Now we can volunteer to have our openly gay asses blown up in the Middle East. America may be on the road to ending the drug war. But – every day we read about the cops murdering another unarmed black or Hispanic person and getting away with it. Our jails and prisons have become a vast gulag for poor minorities. Abortion rights are being slashed and women are still treated like baby-making machines. Economic inequality is astronomically worse: ordinary workers have lost their jobs, their homes, and their pensions, while CEO pay is somewhere between 700 percent and 1000 percent greater today than it was in 1969. And the filthy rich – I do mean filthy – want to keep us burning fossil fuels, so they can pile up more money while the whole planet goes down. Let’s pause for a moment today, because we need to celebrate our victories. But only for a moment.

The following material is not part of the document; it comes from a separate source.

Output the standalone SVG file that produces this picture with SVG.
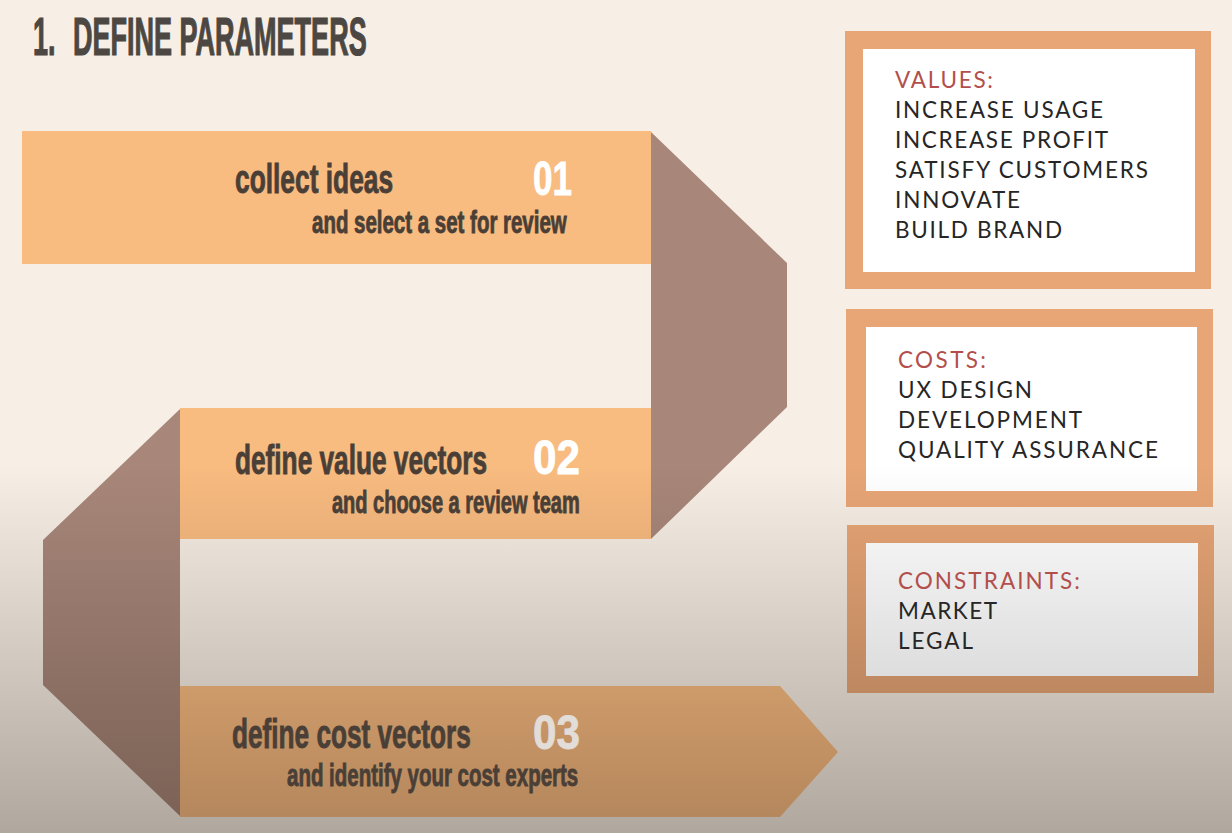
<svg xmlns="http://www.w3.org/2000/svg" width="1232" height="833" viewBox="0 0 1232 833">
  <defs>
    <!-- all fills share one vertical shade: full colour above y=465, dimmed toward the bottom edge -->
    <linearGradient id="bgFill" gradientUnits="userSpaceOnUse" x1="0" y1="465" x2="0" y2="833">
      <stop offset="0" stop-color="#f7efe5"/>
      <stop offset="1" stop-color="#b0a79f"/>
    </linearGradient>
    <linearGradient id="bandFill" gradientUnits="userSpaceOnUse" x1="0" y1="465" x2="0" y2="833">
      <stop offset="0" stop-color="#f8bb80"/>
      <stop offset="1" stop-color="#b2855b"/>
    </linearGradient>
    <linearGradient id="foldFill" gradientUnits="userSpaceOnUse" x1="0" y1="465" x2="0" y2="833">
      <stop offset="0" stop-color="#a8877a"/>
      <stop offset="1" stop-color="#7a6055"/>
    </linearGradient>
    <linearGradient id="frameFill" gradientUnits="userSpaceOnUse" x1="0" y1="465" x2="0" y2="833">
      <stop offset="0" stop-color="#e8a676"/>
      <stop offset="1" stop-color="#a47553"/>
    </linearGradient>
    <linearGradient id="paperFill" gradientUnits="userSpaceOnUse" x1="0" y1="465" x2="0" y2="833">
      <stop offset="0" stop-color="#ffffff"/>
      <stop offset="1" stop-color="#c4c4c4"/>
    </linearGradient>
  </defs>
  <style>
    .band { fill: url(#bandFill); }
    .fold { fill: url(#foldFill); }
    .frame { fill: url(#frameFill); }
    .paper { fill: url(#paperFill); }
    .title { font-family: "Liberation Sans", Arial, sans-serif; font-weight: bold; font-size: 53px; fill: #4c4742; stroke: #4c4742; stroke-width: 1.2; }
    .step { font-family: "Liberation Sans", Arial, sans-serif; font-weight: bold; fill: #4a3f37; stroke: #4a3f37; stroke-width: 0.9; }
    .main { font-size: 41px; }
    .sub { font-size: 31px; }
    .num { font-family: "Liberation Sans", Arial, sans-serif; font-weight: bold; font-size: 48px; fill: #ffffff; stroke: #ffffff; stroke-width: 0.8; }
    .list { font-family: Lato, "Open Sans", sans-serif; font-size: 22.5px; fill: #262626; }
    .head { fill: #b24f4c; }
  </style>

  <rect x="0" y="0" width="1232" height="833" fill="url(#bgFill)"/>

  <!-- condensed headline: horizontal squeeze of a bold sans -->
  <text class="title" transform="translate(33,55) scale(0.51,1)"><tspan x="0">1.</tspan><tspan x="78.4">DEFINE PARAMETERS</tspan></text>

  <!-- folds joining the ribbon segments -->
  <g id="connectors">
    <polygon class="fold" points="651,132 787,263 787,407 651,539"/>
    <polygon class="fold" points="180,409 43,540 43,685 180,816"/>
  </g>

  <g id="step1">
    <rect class="band" x="22" y="131" width="629" height="133"/>
    <text class="step main" transform="translate(235,193) scale(0.64,1)" textLength="247" lengthAdjust="spacingAndGlyphs">collect ideas</text>
    <text class="num" x="533" y="195" textLength="39" lengthAdjust="spacingAndGlyphs">01</text>
    <text class="step sub" transform="translate(312,233) scale(0.64,1)" textLength="398" lengthAdjust="spacingAndGlyphs">and select a set for review</text>
  </g>

  <g id="step2">
    <rect class="band" x="180" y="408" width="471" height="131"/>
    <text class="step main" transform="translate(235,474) scale(0.64,1)" textLength="394" lengthAdjust="spacingAndGlyphs">define value vectors</text>
    <text class="num" x="533" y="474" textLength="47" lengthAdjust="spacingAndGlyphs">02</text>
    <text class="step sub" transform="translate(332,513) scale(0.64,1)" textLength="387" lengthAdjust="spacingAndGlyphs">and choose a review team</text>
  </g>

  <g id="step3">
    <polygon class="band" points="180,686 780,686 838,752 780,817 180,817"/>
    <text class="step main" transform="translate(232,748) scale(0.64,1)" textLength="373" lengthAdjust="spacingAndGlyphs">define cost vectors</text>
    <text class="num" x="533" y="749" textLength="47" lengthAdjust="spacingAndGlyphs" style="fill:#e2ddd8;stroke:#e2ddd8">03</text>
    <text class="step sub" transform="translate(287,786) scale(0.64,1)" textLength="455" lengthAdjust="spacingAndGlyphs">and identify your cost experts</text>
  </g>

  <g id="values">
    <rect class="frame" x="845" y="31" width="366" height="258"/>
    <rect class="paper" x="863" y="49" width="332" height="223"/>
    <text class="list head" x="895" y="88" textLength="98" lengthAdjust="spacing">VALUES:</text>
    <text class="list" x="895" y="118" textLength="208" lengthAdjust="spacing">INCREASE USAGE</text>
    <text class="list" x="895" y="148" textLength="213" lengthAdjust="spacing">INCREASE PROFIT</text>
    <text class="list" x="895" y="178" textLength="253" lengthAdjust="spacing">SATISFY CUSTOMERS</text>
    <text class="list" x="895" y="208" textLength="125" lengthAdjust="spacing">INNOVATE</text>
    <text class="list" x="895" y="238" textLength="167" lengthAdjust="spacing">BUILD BRAND</text>
  </g>

  <g id="costs">
    <rect class="frame" x="846" y="309" width="367" height="198"/>
    <rect class="paper" x="866" y="327" width="331" height="164"/>
    <text class="list head" x="898" y="368" textLength="88" lengthAdjust="spacing">COSTS:</text>
    <text class="list" x="898" y="398" textLength="134" lengthAdjust="spacing">UX DESIGN</text>
    <text class="list" x="898" y="428" textLength="184" lengthAdjust="spacing">DEVELOPMENT</text>
    <text class="list" x="898" y="458" textLength="260" lengthAdjust="spacing">QUALITY ASSURANCE</text>
  </g>

  <g id="constraints">
    <rect class="frame" x="847" y="525" width="367" height="168"/>
    <rect class="paper" x="866" y="543" width="332" height="133"/>
    <text class="list head" x="898" y="589" textLength="182" lengthAdjust="spacing">CONSTRAINTS:</text>
    <text class="list" x="898" y="619" textLength="99" lengthAdjust="spacing">MARKET</text>
    <text class="list" x="898" y="649" textLength="75" lengthAdjust="spacing">LEGAL</text>
  </g>
</svg>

Those victories, as The Gay Revolution reminds us, were hard-fought and quite recent. Some have proved fragile, even reversible. In November, Houston voters overturned that city’s anti-discrimination law by a two-to-one margin. Little progress has been made on federal civil rights legislation. (Marriage equality exists, at least theoretically, in all 50 states, but 31 states still lack non-discrimination protections for LGBT people.) Faderman’s upbeat, sometimes triumphalist tone notwithstanding, this revolution is far from completed.